What is an International merger of companies?

A process of international merger of companies implies the extinction or dissolution of one or more legal entities incorporated in several jurisdictions (different among themselves), for their consolidation into one of the preexisting companies (merger by absorption or merger by incorporation). In addition to the effect of extinction or dissolution of the absorbed company as mentioned above, the international merger by absorption also causes the transfer in block of the assets of the absorbed company to the absorbing one, increasing the capital stock of the latter in the applicable portions. The shareholders of the absorbed company (the extinguished one) will become shareholders of the absorbing company, receiving (in exchange) a number of shares proportional to their corresponding interest in the capital stock of the absorbed company.

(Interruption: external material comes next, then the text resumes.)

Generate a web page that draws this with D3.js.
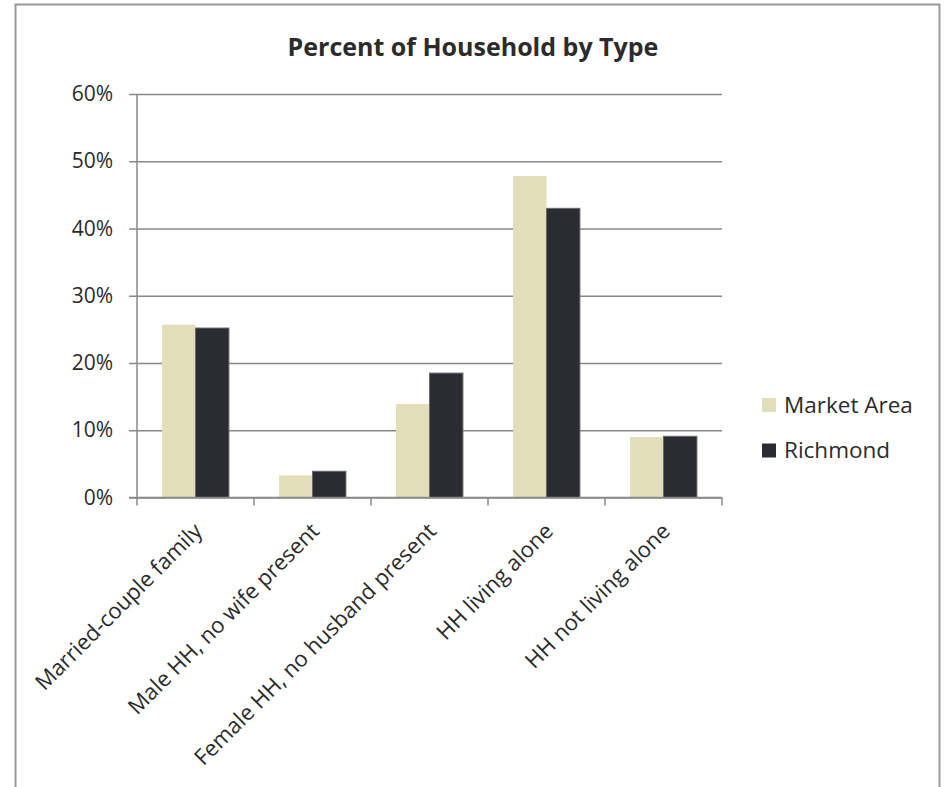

Given the above, the international merger by absorption process has the following most outstanding characteristics:

  1. The universal transfer of assets, of one or more companies located in different jurisdictions (denominated absorbed or incorporated companies) to another preexisting one (denominated absorbing company).
  2. The existence of multiple jurisdictions.
  3. The extinction or dissolution of the absorbed companies, which subsist in the equity of the absorbing company.
  4. The proportional increase of the capital stock of the absorbing company.
  5. The absorbed company’s shareholders acquire the condition of absorbing company’s shareholders, through the exchange of shares of the absorbed company for the shares of the absorbing company, which will be issued by the latter as a result of the capital stock increase resulting from the equity increase.